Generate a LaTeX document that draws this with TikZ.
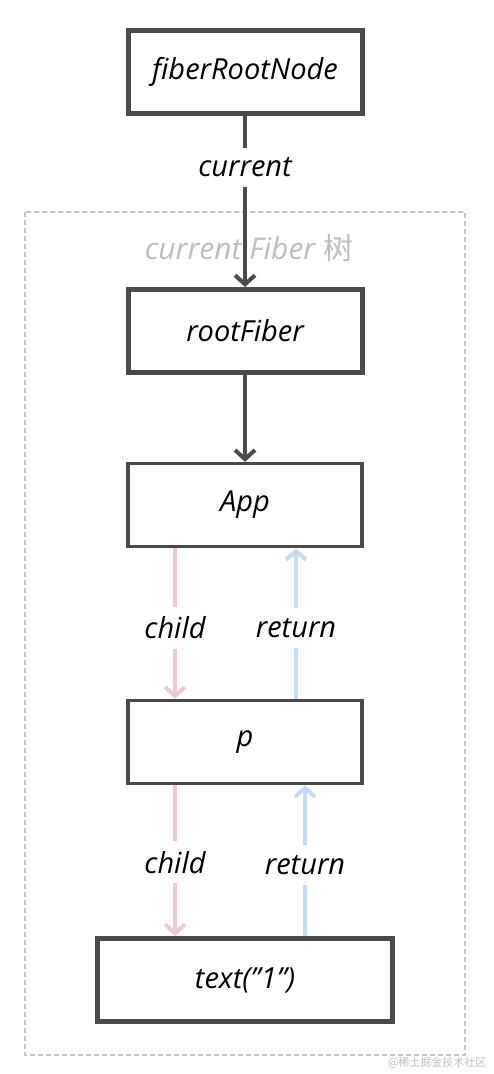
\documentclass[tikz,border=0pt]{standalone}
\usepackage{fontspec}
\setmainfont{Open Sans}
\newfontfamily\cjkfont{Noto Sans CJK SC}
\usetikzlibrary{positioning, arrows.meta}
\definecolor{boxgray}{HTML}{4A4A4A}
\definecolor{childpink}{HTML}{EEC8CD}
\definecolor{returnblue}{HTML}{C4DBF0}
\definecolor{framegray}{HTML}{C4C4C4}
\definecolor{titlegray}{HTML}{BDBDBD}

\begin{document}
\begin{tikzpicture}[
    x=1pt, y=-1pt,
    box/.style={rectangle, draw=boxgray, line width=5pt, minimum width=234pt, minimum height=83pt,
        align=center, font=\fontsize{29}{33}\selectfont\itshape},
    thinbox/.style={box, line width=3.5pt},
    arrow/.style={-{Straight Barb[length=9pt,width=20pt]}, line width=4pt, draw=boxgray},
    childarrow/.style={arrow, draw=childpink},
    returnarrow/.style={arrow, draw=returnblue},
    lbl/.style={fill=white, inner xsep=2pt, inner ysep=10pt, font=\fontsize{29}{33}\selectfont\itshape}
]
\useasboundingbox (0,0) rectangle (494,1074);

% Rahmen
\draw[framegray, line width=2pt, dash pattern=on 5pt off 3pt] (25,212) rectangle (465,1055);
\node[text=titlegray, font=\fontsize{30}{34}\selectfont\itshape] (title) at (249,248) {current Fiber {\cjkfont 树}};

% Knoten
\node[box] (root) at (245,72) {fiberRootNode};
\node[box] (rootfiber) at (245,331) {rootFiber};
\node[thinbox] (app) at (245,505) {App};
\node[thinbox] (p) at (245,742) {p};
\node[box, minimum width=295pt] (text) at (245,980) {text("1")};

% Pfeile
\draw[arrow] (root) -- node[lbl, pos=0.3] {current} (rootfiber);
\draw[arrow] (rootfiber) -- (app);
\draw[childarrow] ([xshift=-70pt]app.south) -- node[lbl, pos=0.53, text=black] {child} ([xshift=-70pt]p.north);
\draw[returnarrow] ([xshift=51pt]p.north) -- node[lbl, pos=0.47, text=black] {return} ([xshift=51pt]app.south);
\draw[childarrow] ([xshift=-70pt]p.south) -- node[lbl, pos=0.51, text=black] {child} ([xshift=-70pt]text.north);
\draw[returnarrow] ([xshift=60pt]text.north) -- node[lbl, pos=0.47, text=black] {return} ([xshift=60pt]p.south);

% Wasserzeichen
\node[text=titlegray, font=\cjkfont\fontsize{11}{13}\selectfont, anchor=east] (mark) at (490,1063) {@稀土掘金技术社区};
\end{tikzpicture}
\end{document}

□ □ □ □

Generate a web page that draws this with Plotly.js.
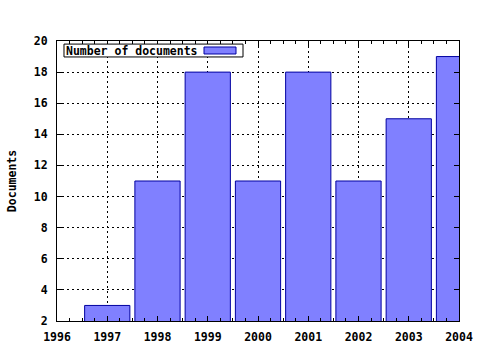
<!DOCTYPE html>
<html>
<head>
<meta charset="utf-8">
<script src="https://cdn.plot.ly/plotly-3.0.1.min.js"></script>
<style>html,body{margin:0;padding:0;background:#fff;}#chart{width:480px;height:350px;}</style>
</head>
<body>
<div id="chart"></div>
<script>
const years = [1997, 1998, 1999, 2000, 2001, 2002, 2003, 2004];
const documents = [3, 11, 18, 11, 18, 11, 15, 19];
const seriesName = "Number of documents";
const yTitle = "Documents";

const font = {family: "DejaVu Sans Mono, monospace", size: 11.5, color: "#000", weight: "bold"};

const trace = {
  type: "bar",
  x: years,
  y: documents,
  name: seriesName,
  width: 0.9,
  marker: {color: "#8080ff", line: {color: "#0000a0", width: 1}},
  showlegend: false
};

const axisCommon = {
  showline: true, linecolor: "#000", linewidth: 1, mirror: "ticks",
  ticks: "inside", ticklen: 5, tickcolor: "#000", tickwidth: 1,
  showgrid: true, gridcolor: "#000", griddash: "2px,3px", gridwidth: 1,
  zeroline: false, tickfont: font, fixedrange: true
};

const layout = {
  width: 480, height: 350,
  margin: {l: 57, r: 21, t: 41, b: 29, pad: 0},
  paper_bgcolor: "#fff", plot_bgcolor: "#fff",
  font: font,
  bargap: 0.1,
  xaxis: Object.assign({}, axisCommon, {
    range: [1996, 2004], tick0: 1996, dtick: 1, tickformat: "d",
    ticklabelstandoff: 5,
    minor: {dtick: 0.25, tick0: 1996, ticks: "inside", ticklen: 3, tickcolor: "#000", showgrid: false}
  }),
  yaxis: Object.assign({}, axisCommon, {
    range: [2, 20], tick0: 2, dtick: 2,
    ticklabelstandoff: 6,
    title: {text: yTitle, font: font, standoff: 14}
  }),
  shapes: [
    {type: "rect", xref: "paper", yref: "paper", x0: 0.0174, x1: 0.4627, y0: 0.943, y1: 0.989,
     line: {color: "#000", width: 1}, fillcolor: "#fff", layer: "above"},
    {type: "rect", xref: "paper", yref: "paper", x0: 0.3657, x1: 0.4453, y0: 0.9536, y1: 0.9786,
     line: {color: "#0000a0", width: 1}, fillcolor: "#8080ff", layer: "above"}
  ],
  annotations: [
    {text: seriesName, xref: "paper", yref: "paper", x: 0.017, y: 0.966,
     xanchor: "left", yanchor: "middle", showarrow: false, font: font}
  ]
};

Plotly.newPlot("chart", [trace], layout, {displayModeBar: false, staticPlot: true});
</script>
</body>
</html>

□ □ □ □

SHORT EXERCISE: Scan the records above for the string "with", then select every line that holds it.

TASK RESULT:
Generate a LaTeX document that draws this with TikZ.
Generate a web page that draws this with Plotly.js.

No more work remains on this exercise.